• What you will do
Retype only the lines below from the one with "Write a web" to the one with "const bullet4Justify = [true, false];", inclusive, skipping every image.
--- Begin ---
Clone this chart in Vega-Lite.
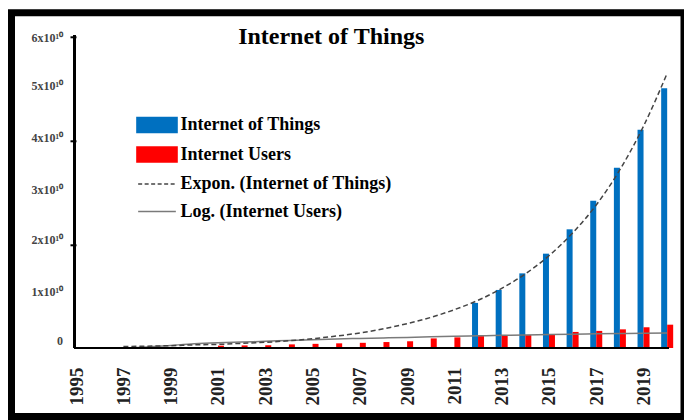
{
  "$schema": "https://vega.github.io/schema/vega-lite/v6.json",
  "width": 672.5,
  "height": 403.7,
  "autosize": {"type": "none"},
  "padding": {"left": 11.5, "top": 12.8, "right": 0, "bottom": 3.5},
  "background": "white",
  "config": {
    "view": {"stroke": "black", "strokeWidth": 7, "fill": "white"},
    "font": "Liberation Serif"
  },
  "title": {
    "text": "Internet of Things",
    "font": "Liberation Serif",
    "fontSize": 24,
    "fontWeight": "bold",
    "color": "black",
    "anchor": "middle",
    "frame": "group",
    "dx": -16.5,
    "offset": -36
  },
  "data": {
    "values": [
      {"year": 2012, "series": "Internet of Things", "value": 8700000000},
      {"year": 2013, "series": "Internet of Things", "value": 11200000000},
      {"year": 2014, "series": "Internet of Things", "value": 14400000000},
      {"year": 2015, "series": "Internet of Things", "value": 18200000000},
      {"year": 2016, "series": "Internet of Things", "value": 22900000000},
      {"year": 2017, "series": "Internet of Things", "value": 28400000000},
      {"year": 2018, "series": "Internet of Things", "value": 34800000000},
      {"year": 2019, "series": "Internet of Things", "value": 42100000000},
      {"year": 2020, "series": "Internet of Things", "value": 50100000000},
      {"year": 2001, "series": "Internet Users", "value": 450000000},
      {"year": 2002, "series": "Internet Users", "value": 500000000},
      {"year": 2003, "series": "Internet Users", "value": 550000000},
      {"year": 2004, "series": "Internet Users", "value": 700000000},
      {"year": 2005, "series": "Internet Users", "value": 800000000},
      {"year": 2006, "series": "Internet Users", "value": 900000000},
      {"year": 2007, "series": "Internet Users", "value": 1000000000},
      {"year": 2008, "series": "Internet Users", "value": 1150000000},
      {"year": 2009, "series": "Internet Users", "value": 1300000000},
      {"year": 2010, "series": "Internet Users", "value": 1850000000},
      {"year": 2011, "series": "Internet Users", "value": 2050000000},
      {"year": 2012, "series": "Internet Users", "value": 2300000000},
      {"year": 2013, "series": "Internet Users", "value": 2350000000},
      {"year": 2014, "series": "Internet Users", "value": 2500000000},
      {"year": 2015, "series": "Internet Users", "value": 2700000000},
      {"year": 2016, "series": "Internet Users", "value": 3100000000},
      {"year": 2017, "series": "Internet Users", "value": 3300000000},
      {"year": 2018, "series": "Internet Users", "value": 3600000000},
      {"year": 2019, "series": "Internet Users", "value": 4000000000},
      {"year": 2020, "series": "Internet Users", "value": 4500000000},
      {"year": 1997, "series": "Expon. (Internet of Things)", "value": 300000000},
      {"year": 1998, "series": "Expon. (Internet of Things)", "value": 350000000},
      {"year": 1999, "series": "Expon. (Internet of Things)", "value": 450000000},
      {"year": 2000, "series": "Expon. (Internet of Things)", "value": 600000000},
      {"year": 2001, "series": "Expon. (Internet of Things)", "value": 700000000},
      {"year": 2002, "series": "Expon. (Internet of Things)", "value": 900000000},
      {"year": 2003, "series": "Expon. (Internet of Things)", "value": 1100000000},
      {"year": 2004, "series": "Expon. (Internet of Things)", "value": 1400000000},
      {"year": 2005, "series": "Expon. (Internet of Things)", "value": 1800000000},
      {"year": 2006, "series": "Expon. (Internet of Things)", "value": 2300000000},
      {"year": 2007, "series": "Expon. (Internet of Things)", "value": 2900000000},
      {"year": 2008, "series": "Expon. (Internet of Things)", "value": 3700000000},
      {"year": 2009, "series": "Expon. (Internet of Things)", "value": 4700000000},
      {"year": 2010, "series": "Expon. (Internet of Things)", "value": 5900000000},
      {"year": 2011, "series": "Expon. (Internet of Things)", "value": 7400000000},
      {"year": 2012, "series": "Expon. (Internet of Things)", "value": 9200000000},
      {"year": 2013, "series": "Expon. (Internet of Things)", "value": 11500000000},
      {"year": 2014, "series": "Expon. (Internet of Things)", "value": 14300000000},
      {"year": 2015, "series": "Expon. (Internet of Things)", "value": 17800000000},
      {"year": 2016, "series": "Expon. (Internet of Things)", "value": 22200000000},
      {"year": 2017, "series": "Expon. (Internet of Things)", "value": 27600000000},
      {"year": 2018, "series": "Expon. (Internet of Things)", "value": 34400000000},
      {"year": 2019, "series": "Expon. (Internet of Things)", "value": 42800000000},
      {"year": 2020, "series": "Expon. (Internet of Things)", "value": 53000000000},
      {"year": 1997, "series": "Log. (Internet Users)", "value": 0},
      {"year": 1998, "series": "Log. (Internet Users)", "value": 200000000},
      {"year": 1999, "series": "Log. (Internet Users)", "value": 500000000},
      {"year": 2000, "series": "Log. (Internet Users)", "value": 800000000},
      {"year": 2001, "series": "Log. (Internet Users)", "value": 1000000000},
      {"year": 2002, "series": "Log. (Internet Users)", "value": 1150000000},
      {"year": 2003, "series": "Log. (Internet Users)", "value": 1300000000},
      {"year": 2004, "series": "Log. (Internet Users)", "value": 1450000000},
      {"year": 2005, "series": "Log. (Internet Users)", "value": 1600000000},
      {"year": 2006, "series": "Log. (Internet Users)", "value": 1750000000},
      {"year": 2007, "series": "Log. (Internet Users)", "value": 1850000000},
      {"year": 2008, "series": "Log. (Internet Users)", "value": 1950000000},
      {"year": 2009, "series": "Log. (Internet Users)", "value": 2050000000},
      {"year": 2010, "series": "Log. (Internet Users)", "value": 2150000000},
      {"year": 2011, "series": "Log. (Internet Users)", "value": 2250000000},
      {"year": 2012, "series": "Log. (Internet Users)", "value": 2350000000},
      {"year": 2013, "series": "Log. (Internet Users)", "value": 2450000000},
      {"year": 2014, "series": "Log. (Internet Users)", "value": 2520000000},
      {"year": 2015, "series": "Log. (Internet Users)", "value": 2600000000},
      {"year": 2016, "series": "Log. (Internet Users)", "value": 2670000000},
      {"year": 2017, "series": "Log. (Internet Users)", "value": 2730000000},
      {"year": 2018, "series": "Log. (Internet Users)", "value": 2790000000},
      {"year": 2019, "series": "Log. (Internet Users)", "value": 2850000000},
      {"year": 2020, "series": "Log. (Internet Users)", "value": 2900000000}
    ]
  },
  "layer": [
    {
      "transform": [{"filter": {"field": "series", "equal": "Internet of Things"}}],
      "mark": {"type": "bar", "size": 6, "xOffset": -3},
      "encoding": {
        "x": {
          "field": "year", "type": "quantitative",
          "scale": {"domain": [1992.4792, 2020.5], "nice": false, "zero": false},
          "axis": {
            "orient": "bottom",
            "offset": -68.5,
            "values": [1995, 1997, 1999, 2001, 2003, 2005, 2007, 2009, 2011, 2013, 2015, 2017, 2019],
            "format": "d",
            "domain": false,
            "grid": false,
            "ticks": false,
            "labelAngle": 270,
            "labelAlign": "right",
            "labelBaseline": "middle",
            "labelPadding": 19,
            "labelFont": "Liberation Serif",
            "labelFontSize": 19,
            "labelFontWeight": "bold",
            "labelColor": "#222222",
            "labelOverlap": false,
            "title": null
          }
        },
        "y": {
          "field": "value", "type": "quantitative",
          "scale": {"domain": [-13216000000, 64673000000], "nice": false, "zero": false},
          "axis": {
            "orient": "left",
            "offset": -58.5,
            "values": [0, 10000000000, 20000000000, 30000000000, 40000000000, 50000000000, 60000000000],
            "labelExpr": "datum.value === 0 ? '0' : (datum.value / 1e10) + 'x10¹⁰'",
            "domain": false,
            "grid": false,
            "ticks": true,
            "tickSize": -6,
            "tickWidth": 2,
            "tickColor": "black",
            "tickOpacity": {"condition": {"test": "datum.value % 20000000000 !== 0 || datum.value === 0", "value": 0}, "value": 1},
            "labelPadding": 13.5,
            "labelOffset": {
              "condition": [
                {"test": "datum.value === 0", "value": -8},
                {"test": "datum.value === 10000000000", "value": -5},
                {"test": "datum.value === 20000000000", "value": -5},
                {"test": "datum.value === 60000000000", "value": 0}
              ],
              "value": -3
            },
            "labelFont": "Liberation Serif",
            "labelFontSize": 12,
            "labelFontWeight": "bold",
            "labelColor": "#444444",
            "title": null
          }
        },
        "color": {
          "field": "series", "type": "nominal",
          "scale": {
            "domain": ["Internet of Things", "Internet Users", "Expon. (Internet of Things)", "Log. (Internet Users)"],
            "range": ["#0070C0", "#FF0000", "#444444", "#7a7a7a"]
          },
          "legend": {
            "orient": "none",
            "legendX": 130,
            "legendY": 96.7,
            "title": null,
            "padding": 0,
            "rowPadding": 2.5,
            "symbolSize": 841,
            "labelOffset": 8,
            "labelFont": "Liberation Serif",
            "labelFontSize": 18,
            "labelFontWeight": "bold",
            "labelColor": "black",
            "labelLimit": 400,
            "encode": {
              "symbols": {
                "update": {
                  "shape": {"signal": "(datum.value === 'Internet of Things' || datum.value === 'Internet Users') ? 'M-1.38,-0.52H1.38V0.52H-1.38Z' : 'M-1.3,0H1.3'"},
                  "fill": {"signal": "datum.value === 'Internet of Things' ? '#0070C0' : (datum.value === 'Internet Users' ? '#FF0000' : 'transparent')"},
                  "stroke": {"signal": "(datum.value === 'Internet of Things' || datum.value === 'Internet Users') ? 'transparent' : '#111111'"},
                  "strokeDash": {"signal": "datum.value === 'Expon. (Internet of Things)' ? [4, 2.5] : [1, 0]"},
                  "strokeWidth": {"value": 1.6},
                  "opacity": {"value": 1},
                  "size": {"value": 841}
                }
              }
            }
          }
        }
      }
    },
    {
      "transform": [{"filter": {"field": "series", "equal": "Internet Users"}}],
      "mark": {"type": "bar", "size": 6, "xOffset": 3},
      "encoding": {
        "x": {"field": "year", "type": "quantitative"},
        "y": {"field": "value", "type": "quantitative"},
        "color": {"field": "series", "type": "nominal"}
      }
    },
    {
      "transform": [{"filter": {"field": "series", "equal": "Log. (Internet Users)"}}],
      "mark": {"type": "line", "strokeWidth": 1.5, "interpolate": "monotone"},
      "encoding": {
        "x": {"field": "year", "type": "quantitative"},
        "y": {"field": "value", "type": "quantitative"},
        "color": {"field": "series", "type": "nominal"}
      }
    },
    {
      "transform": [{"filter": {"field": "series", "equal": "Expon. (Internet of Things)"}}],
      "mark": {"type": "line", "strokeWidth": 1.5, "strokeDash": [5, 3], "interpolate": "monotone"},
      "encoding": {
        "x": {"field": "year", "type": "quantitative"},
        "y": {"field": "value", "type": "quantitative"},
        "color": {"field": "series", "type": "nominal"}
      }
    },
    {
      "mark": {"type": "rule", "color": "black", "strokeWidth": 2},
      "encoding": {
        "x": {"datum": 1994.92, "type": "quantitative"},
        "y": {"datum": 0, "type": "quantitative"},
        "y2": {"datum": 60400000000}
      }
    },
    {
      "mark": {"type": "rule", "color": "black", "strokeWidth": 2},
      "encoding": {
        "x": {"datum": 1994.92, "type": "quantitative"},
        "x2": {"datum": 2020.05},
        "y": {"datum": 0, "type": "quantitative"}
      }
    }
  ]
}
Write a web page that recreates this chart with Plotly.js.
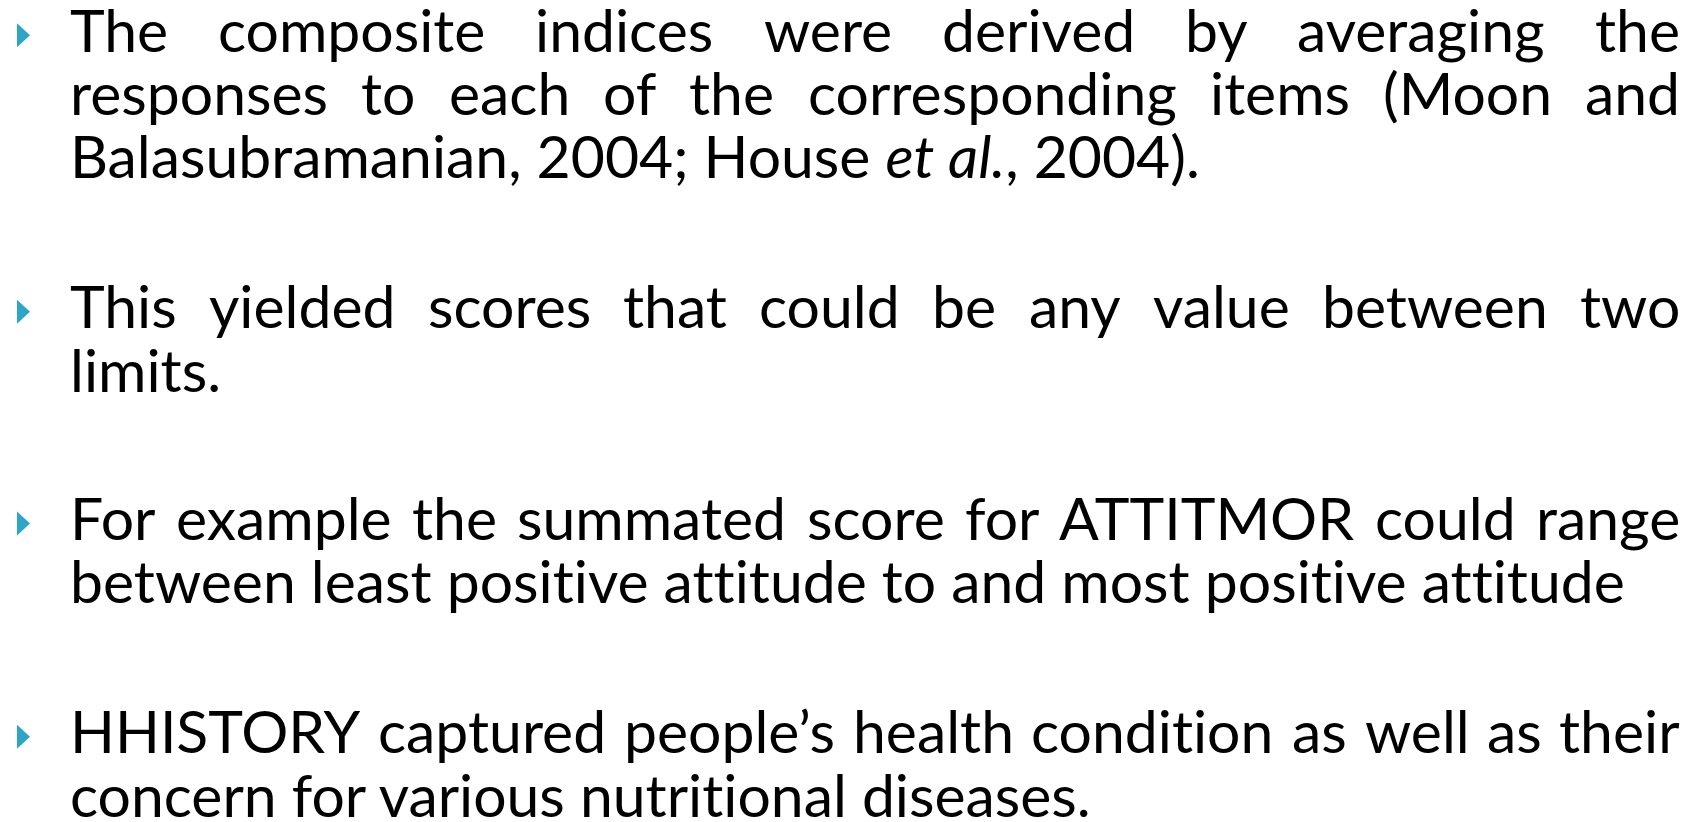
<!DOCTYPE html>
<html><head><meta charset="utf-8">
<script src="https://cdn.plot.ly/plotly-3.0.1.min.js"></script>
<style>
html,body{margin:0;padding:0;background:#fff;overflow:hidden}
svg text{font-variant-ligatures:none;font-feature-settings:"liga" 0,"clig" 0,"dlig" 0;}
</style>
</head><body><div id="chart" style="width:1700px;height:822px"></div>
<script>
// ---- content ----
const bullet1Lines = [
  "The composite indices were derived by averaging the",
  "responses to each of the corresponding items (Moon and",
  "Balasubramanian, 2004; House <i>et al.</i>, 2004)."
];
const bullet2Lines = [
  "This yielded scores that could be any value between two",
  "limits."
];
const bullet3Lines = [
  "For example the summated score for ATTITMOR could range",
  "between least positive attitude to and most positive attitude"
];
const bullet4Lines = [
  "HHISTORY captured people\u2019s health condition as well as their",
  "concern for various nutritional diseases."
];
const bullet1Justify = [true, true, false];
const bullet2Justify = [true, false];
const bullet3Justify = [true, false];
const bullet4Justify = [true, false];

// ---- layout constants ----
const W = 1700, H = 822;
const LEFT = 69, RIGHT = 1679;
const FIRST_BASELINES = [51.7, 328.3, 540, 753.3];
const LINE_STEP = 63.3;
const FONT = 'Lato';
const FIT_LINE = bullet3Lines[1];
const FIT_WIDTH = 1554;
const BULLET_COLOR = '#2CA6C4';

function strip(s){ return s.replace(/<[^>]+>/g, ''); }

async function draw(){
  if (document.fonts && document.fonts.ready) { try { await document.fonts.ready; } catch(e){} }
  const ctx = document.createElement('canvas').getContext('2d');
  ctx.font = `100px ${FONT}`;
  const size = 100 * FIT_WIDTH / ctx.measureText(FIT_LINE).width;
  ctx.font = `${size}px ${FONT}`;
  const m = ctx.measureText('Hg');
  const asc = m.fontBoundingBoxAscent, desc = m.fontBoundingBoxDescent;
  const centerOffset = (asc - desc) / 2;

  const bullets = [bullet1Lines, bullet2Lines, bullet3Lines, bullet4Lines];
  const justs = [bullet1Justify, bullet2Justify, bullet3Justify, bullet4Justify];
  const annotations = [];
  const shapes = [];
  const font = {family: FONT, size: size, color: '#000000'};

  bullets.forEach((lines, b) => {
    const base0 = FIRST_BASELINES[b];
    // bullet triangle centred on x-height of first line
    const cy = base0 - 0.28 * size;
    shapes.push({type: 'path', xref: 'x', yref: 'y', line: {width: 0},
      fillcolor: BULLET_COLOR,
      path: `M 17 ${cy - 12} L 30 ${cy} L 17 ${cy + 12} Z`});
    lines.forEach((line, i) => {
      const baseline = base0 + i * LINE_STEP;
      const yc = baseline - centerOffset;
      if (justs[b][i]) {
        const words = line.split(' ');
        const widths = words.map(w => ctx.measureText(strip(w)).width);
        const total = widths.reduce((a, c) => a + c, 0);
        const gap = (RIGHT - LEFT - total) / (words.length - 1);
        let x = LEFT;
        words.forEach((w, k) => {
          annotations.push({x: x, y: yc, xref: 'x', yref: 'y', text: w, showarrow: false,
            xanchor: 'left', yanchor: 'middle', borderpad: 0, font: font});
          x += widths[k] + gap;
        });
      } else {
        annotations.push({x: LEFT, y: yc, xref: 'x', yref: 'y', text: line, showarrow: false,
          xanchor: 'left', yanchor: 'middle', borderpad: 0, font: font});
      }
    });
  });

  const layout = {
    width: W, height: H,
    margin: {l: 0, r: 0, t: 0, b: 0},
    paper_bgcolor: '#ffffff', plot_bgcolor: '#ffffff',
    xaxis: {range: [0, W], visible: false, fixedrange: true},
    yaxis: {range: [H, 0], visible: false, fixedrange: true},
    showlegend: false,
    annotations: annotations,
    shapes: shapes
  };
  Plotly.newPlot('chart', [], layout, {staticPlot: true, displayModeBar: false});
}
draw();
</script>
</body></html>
--- End ---
• Task output
Write a web page that recreates this chart with Plotly.js.
<!DOCTYPE html>
<html><head><meta charset="utf-8">
<script src="https://cdn.plot.ly/plotly-3.0.1.min.js"></script>
<style>
html,body{margin:0;padding:0;background:#fff;overflow:hidden}
svg text{font-variant-ligatures:none;font-feature-settings:"liga" 0,"clig" 0,"dlig" 0;}
</style>
</head><body><div id="chart" style="width:1700px;height:822px"></div>
<script>
// ---- content ----
const bullet1Lines = [
  "The composite indices were derived by averaging the",
  "responses to each of the corresponding items (Moon and",
  "Balasubramanian, 2004; House <i>et al.</i>, 2004)."
];
const bullet2Lines = [
  "This yielded scores that could be any value between two",
  "limits."
];
const bullet3Lines = [
  "For example the summated score for ATTITMOR could range",
  "between least positive attitude to and most positive attitude"
];
const bullet4Lines = [
  "HHISTORY captured people\u2019s health condition as well as their",
  "concern for various nutritional diseases."
];
const bullet1Justify = [true, true, false];
const bullet2Justify = [true, false];
const bullet3Justify = [true, false];
const bullet4Justify = [true, false];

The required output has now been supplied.